In reading the afterword, I discovered that Shriver is, by choice, childless, and while it may seem pat and predictable and way too easy, I think therein lies the rub that makes swallowing this tale whole near impossible. I am the mother of four, and therefore speak from  my experience. No mother who believed of her son what this mother believed, and she really did believe it, would ever bring another child into his orbit. Babies in their cribs; helpless, adorable infants in need of constant care. What mother in her right mind, what mother as thoughtful and probing as this one (we have been led to believe--down the garden path, I say), would do that?  Not this one.  Maybe some other mother, some clueless dimwit who resembles this woman's husband maybe. But not this woman.

So from that point in the novel, I couldn't suspend my disbelief anymore. I knew what was coming. Every scene in which Kevin was anywhere near Celia, I held my breath. What fantastically creative torture would he plan for her? And the deck just kept getting stacked: Celia isn't very smart, and therefore never intuits malice. She's a bright-eyed sweetheart who loves Kevin, and therefore never arms herself against him. At some point I knew what was really going on with those letters.

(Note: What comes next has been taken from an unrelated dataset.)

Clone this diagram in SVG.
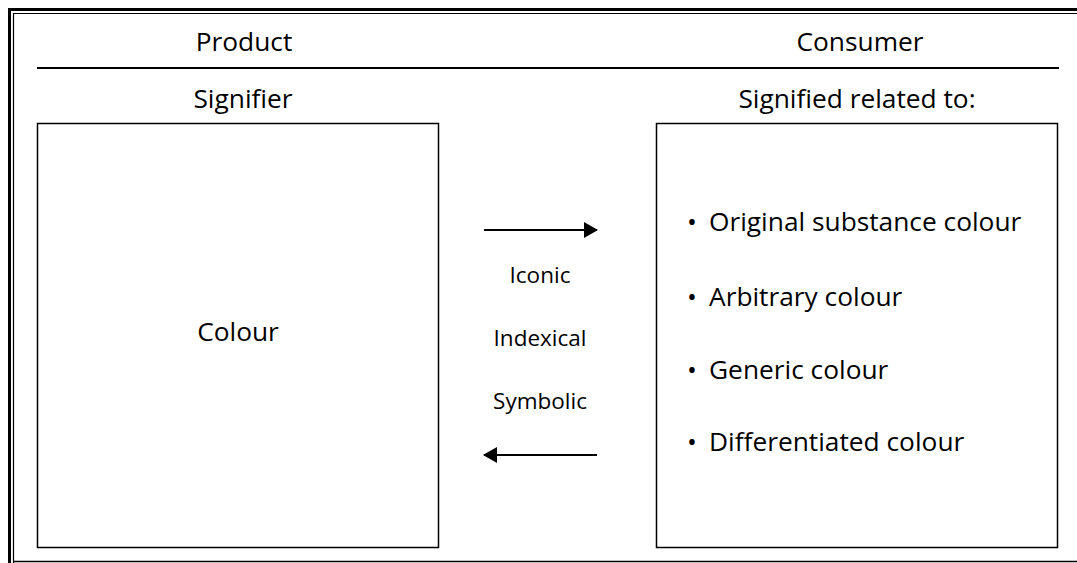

Maybe the book is profoundly successful because I found it very haunting. It's one of those books that will walk around in my head for some time, not in a welcome way. I want that feeling of a helpless, headlong rush toward doom to go away. I want Celia and her parents, and even Kevin, to be a family. I want Shriver to understand that this is too facile a portrayal of loss. The last paragraph leaves so much unsaid, and I think, unfelt by the mother. Was she simply the coldest woman on earth, or a flawed portrait of a mother?  I think the latter.

When I watch the movie, I'll add an addendum here, but in advance of seeing it, I think the casting of Tilda Swinton as the mother is very telling.